**** Record extracts

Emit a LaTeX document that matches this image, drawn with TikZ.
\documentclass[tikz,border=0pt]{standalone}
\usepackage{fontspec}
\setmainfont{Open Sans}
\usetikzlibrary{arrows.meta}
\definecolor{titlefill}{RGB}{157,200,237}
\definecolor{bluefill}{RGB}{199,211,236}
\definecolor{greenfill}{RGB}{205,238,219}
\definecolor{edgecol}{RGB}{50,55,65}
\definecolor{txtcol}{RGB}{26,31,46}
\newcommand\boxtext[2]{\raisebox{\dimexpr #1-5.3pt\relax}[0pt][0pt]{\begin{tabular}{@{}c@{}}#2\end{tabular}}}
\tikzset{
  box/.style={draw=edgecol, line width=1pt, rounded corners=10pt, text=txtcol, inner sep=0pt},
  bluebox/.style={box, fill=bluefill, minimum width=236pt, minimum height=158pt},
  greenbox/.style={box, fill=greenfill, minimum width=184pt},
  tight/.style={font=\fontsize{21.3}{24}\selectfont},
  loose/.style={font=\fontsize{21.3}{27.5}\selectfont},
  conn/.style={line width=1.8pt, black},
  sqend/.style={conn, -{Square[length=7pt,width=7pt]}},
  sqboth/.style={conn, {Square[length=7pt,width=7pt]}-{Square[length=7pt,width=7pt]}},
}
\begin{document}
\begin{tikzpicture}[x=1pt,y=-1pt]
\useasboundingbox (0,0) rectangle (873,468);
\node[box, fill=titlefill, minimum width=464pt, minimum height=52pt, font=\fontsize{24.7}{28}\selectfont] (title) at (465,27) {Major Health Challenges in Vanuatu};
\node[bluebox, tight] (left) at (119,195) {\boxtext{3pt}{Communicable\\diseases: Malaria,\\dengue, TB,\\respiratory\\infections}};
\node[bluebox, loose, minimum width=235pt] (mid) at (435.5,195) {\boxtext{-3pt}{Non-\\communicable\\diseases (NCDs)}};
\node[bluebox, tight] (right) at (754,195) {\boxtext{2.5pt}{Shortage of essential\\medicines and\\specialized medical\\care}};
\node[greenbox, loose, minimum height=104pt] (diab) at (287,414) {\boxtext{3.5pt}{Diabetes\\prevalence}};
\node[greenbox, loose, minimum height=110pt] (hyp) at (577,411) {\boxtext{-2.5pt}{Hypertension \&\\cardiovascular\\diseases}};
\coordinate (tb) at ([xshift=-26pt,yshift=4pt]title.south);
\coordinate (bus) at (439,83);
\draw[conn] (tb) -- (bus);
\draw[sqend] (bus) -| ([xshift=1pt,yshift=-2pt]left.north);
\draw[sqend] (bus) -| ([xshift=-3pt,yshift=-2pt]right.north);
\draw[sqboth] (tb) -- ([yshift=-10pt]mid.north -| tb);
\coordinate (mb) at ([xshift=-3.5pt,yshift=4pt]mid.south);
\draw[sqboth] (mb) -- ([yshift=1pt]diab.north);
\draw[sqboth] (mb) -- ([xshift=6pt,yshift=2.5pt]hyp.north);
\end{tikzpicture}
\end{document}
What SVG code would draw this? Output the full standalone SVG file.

********

# Problem details
Reproduce the material above exactly; please quote every line of it.

# Solution to this task
Emit a LaTeX document that matches this image, drawn with TikZ.
\documentclass[tikz,border=0pt]{standalone}
\usepackage{fontspec}
\setmainfont{Open Sans}
\usetikzlibrary{arrows.meta}
\definecolor{titlefill}{RGB}{157,200,237}
\definecolor{bluefill}{RGB}{199,211,236}
\definecolor{greenfill}{RGB}{205,238,219}
\definecolor{edgecol}{RGB}{50,55,65}
\definecolor{txtcol}{RGB}{26,31,46}
\newcommand\boxtext[2]{\raisebox{\dimexpr #1-5.3pt\relax}[0pt][0pt]{\begin{tabular}{@{}c@{}}#2\end{tabular}}}
\tikzset{
  box/.style={draw=edgecol, line width=1pt, rounded corners=10pt, text=txtcol, inner sep=0pt},
  bluebox/.style={box, fill=bluefill, minimum width=236pt, minimum height=158pt},
  greenbox/.style={box, fill=greenfill, minimum width=184pt},
  tight/.style={font=\fontsize{21.3}{24}\selectfont},
  loose/.style={font=\fontsize{21.3}{27.5}\selectfont},
  conn/.style={line width=1.8pt, black},
  sqend/.style={conn, -{Square[length=7pt,width=7pt]}},
  sqboth/.style={conn, {Square[length=7pt,width=7pt]}-{Square[length=7pt,width=7pt]}},
}
\begin{document}
\begin{tikzpicture}[x=1pt,y=-1pt]
\useasboundingbox (0,0) rectangle (873,468);
\node[box, fill=titlefill, minimum width=464pt, minimum height=52pt, font=\fontsize{24.7}{28}\selectfont] (title) at (465,27) {Major Health Challenges in Vanuatu};
\node[bluebox, tight] (left) at (119,195) {\boxtext{3pt}{Communicable\\diseases: Malaria,\\dengue, TB,\\respiratory\\infections}};
\node[bluebox, loose, minimum width=235pt] (mid) at (435.5,195) {\boxtext{-3pt}{Non-\\communicable\\diseases (NCDs)}};
\node[bluebox, tight] (right) at (754,195) {\boxtext{2.5pt}{Shortage of essential\\medicines and\\specialized medical\\care}};
\node[greenbox, loose, minimum height=104pt] (diab) at (287,414) {\boxtext{3.5pt}{Diabetes\\prevalence}};
\node[greenbox, loose, minimum height=110pt] (hyp) at (577,411) {\boxtext{-2.5pt}{Hypertension \&\\cardiovascular\\diseases}};
\coordinate (tb) at ([xshift=-26pt,yshift=4pt]title.south);
\coordinate (bus) at (439,83);
\draw[conn] (tb) -- (bus);
\draw[sqend] (bus) -| ([xshift=1pt,yshift=-2pt]left.north);
\draw[sqend] (bus) -| ([xshift=-3pt,yshift=-2pt]right.north);
\draw[sqboth] (tb) -- ([yshift=-10pt]mid.north -| tb);
\coordinate (mb) at ([xshift=-3.5pt,yshift=4pt]mid.south);
\draw[sqboth] (mb) -- ([yshift=1pt]diab.north);
\draw[sqboth] (mb) -- ([xshift=6pt,yshift=2.5pt]hyp.north);
\end{tikzpicture}
\end{document}
What SVG code would draw this? Output the full standalone SVG file.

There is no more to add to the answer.